最近写了涉及线程池及线程的 python 脚本,运行过程中发现一个有趣的现象,线程池中的工作线程出现问题,引发了异常,但是主线程没有捕获异常,还在发现 BUG 之前一度以为线程池代码正常返回。

先说重点

这里主要想介绍 python concurrent.futuresthread.ThreadPoolExecutor 线程池中的 worker 引发异常的时候,并不会直接向上抛起异常,而是需要主线程通过调用concurrent.futures.Future.exception(timeout=None) 方法主动获取 worker 的异常。

问题重现及解决

引子

问题主要由这样一段代码引起的:

def thread_executor():
 logger.info("I am slave. I am working. I am going to sleep 3s")
 sleep(3)
 logger.info("Exit thread executor")


def main():
 thread_obj = threading.Thread(target=thread_executor)
 while True:
  logger.info("Master starts thread worker")

  try:
   # 工作线程由于某种异常而结束并退出了,想重启工作线程的工作,但又不想重复创建线程
   thread_obj.start() # 这一行会报错,同一线程不能重复启动
  except Exception as e:
   logger.error("Master start thread error", exc_info=True)
   raise e

  logger.info("Master is going to sleep 5s")
  sleep(5)

上面这段代码的功能如注释中解释的,主要要实现类似生产者消费者的功能,工作线程一直去生产资源,主线程去消费工作线程生产的资源。但是工作线程由于异常推出了,想重新启动生产工作。显然,这个代码会报错。

运行结果:

thread: MainThread [INFO] Master starts thread worker
thread: Thread-1 [INFO] I am slave. I am working. I am going to sleep 3s
thread: MainThread [INFO] Master is going to sleep 5s
thread: Thread-1 [INFO] Exit thread executor because of some exception
thread: MainThread [INFO] Master starts thread worker
thread: MainThread [ERROR] Master start thread error
Traceback (most recent call last):
File "xxx.py", line 47, in main
 thread_obj.start()
File "E:\anaconda\lib\threading.py", line 843, in start
 raise RuntimeError("threads can only be started once")
RuntimeError: threads can only be started once
Traceback (most recent call last):
File "xxx.py", line 56, in <module>
 main()
File "xxx.py", line 50, in main
 raise e
File "xxx.py", line 47, in main
 thread_obj.start()
File "E:\anaconda\lib\threading.py", line 843, in start
 raise RuntimeError("threads can only be started once")
RuntimeError: threads can only be started once

切入正题

然而脚本还有其他业务代码要运行,所以需要把上面的资源生产和消费的代码放到一个线程里完成,所以引入线程池来执行这段代码:

def thread_executor():
 while True:
  logger.info("I am slave. I am working. I am going to sleep 3s")
  sleep(3)
  logger.info("Exit thread executor because of some exception")
  break


def main():
 thread_obj = threading.Thread(target=thread_executor)
 while True:
  logger.info("Master starts thread worker")

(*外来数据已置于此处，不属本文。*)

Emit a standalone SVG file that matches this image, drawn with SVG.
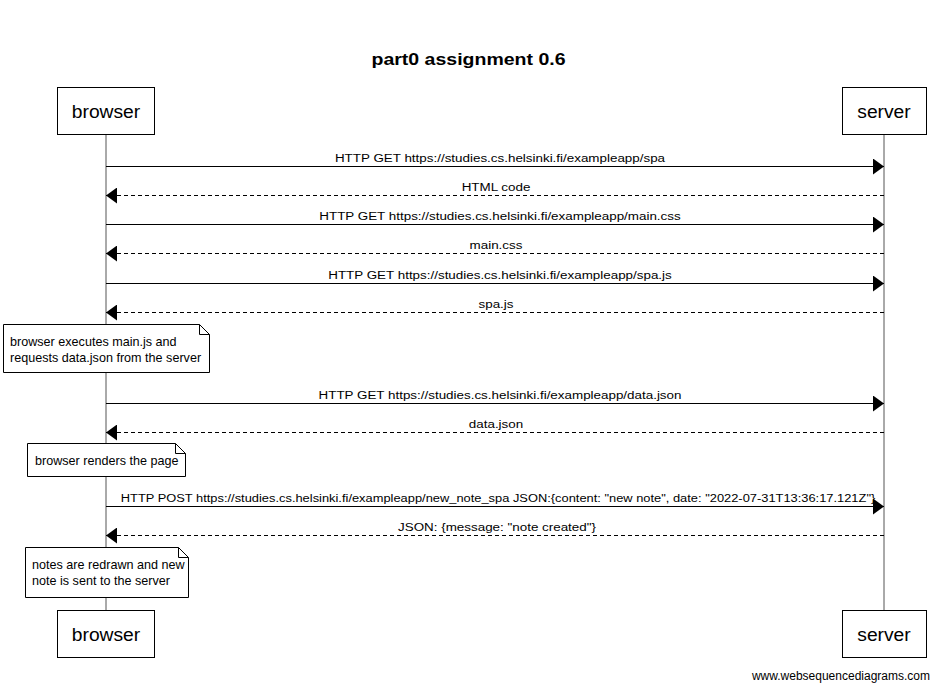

  # 工作线程由于某种异常而结束并退出了,想重启工作线程的工作,但又不想重复创建线程
  # 没有想到这里会有异常
  thread_obj.start() # 这一行会报错,同一线程不能重复启动

  logger.info("Master is going to sleep 5s")
  sleep(5)


def thread_pool_main():
 thread_obj = ThreadPoolExecutor(max_workers=1, thread_name_prefix="WorkExecutor")
 logger.info("Master ThreadPool Executor starts thread worker")
 thread_obj.submit(main)

 while True:
  logger.info("Master ThreadPool Executor is going to sleep 5s")
  sleep(5)

if __name__ == '__main__':
 thread_pool_main()

代码运行结果如下:

INFO [thread: MainThread] Master ThreadPool Executor starts thread worker
INFO [thread: WorkExecutor_0] Master starts thread worker
INFO [thread: MainThread] Master ThreadPool Executor is going to sleep 5s
INFO [thread: Thread-1] I am slave. I am working. I am going to sleep 3s
INFO [thread: WorkExecutor_0] Master is going to sleep 5s
INFO [thread: Thread-1] Exit thread executor because of some exception
INFO [thread: MainThread] Master ThreadPool Executor is going to sleep 5s
INFO [thread: WorkExecutor_0] Master starts thread worker
INFO [thread: MainThread] Master ThreadPool Executor is going to sleep 5s
INFO [thread: MainThread] Master ThreadPool Executor is going to sleep 5s
INFO [thread: MainThread] Master ThreadPool Executor is going to sleep 5s
INFO [thread: MainThread] Master ThreadPool Executor is going to sleep 5s
INFO [thread: MainThread] Master ThreadPool Executor is going to sleep 5s
INFO [thread: MainThread] Master ThreadPool Executor is going to sleep 5s
INFO [thread: MainThread] Master ThreadPool Executor is going to sleep 5s

... ...

显然,由上面的结果,在线程池 worker 执行到 INFO [thread: WorkExecutor_0] Master starts thread worker 的时候,是会有异常产生的,但是整个代码并没有抛弃任何异常。

解决方法

发现上面的 bug 后,想在线程池 worker 出错的时候,把异常记录到日志。查阅资料,要获取线程池的异常信息,需要调用 concurrent.futures.Future.exception(timeout=None) 方法,为了记录日志,这里加了线程池执行结束的回调函数。同时,日志中记录异常信息,用了 logging.exception() 方法。

def thread_executor():
 while True:
  logger.info("I am slave. I am working. I am going to sleep 3s")
  sleep(3)
  logger.info("Exit thread executor because of some exception")
  break


def main():
 thread_obj = threading.Thread(target=thread_executor)
 while True:
  logger.info("Master starts thread worker")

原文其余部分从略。